Niedawne badania przynoszą nowe spojrzenie na długo dyskutowane zagadnienie dotyczące ludzkiej zdolności dostrzegania ilości klatek na sekundę (FPS). Według wyników, pewna część populacji nie zauważa różnicy w płynności obrazu powyżej 35 FPS.
Przeprowadzone przez Clintona Haarlema, doktoranta z Trinity College w Dublinie, badanie na grupie 80 osób w wieku 18-35 lat, zostało opublikowane na łamach czasopisma Plos One.
Odkrycia sugerują istnienie granic percepcji płynności obrazu u niektórych osób.
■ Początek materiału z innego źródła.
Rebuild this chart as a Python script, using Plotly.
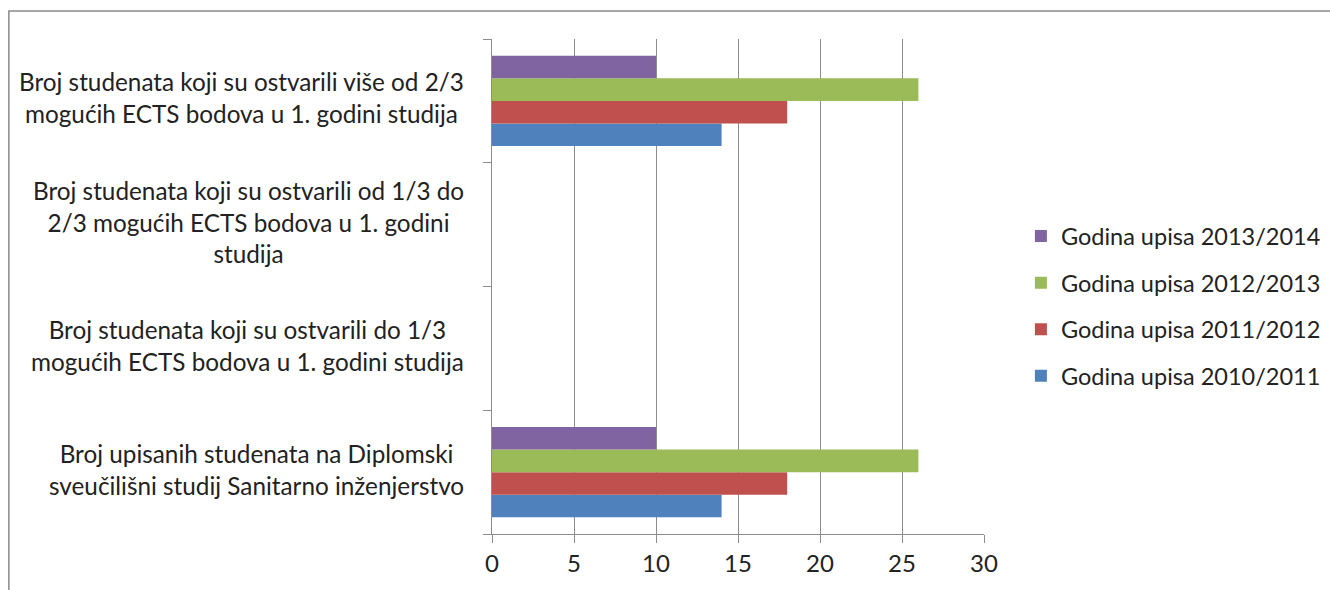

Te rezultaty mogą nie zainicjować debaty o standardach produkcji monitorów, telewizorów czy projektowania gier, ale zwracają uwagę na fakt, że niektórzy użytkownicy mogą nie doświadczać różnicy między 30 a 60 FPS, wskazując na możliwą przynależność do wspomnianej grupy.
Wnioski te mogą zmienić podejście do testowania i oceny urządzeń wyświetlających, kierując uwagę ku jakości kolorów, kontrastowi i czasowi reakcji. Chociaż to badanie otwiera nowy rozdział w rozumieniu ludzkiej percepcji, pozostawia także miejsce na dalsze pytania. Jakie będą konsekwencje tych odkryć dla branży technologicznej? Wymagane są dodatkowe badania, na szerszej grupie ludzi, aby w pełni zrozumieć ten fenomen. Deweloperzy, patrząc w przyszłość, mogą rozważyć celowanie w standard 60 FPS jako optymalną płynność obrazu dla wszystkich użytkowników.